Compared to their US and UK counterparts, Australian professionals are more optimistic about using software in the office; more than one-third are highly satisfied with the tools’ ability to boost productivity.
The study also discovered that spending is expected to continue in 2023, with 68 per cent of local IT professionals wanting to increase software budgets while consolidating platforms and putting a premium on user-friendly and platform-integrated products.
However, Australian respondents outpaced respondents from the United States and the United Kingdom in the poll, with 35 per cent identifying significant scope for improvement in their tools to raise overall productivity and efficiencies, compared to 29 per cent and 26 per cent, respectively.
According to a Monday.com survey, more than half (56 per cent) of AUS IT decision-makers increased their software spending in 2022, and more than two-thirds (68 per cent) plan to do the same in 2023.
The study also discovered that, with only 50 per cent using four or more platforms every day, Australians use the least number of software tools necessary for their daily job functions.
Australian IT professionals are more likely to cut the total number of software platforms, stating that three or more tools might be deleted without hurting productivity, despite their more simplified use of platforms compared to US and UK decision-makers. There are several noteworthy conclusions in the report on how IT decision-makers will approach their work this year and in the years to come.
“These results emphasise that digital transformation is not only well underway here in Australia, but set to accelerate over the coming years,” said monday.com Vice President Asia Pacific and Japan Dean Swan.

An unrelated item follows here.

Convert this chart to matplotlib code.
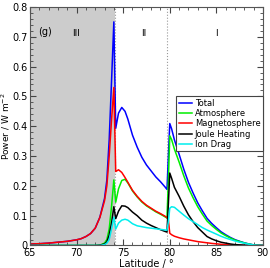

“While trends emphasise consolidation and platforms that work intuitively with others, we expect 2023 to be a strong year for the software industry, with companies doubling down on tools that increase efficiencies. It’s clear Australian IT professionals are more focused than ever on making their teams more productive and efficient through software that has high adoption and enables productivity in any environment, whether in person, remote, or hybrid.”
The era of digitisation
Gartner’s latest forecast projected a total Australian IT spend of AU$117.2 billion in 2022, increasing by 13.1 per cent from 2021. “This year is proving to be one of the noisiest years on record for CIOs,” Gartner distinguished research vice president John-David Lovelock said.
“Geopolitical disruption, inflation, currency fluctuations and supply chain challenges are among the many factors vying for their time and attention, yet contrary to what we saw at the start of 2020, CIOs are accelerating IT investments as they recognise the importance of flexibility and agility in responding to disruption.
“As a result, purchasing and investing preference will be focused on areas including analytics, cloud computing, seamless customer experiences and security.
According to Gartner, the effects of the two-year rise in pricing for IT hardware, including PCs and mobile devices, are starting to trickle down to software and services. Additionally, salaries are becoming more competitive due to the present IT skills scarcity. This necessitates price increases from technology service providers, ultimately resulting in higher spending in these sectors in 2022 and 2023.
Furthermore, according to Gartner, the expanding use of managed services, infrastructure, and enterprise application software in the short and long term suggests that the digital transformation trend is systemic and long-lasting rather than passing after one or two years.
According to Gartner, corporate applications and infrastructure software spending will rise by double in 2023 due to digital business activities such as supply chain optimisation and experiential end-user experiences. According to Gartner, the Russia-Ukraine crisis will not impact Australia’s IT spending. Instead, price and wage inflation are expected to impact CIOs’ plans more in 2022 than combined talent shortages and other delivery issues.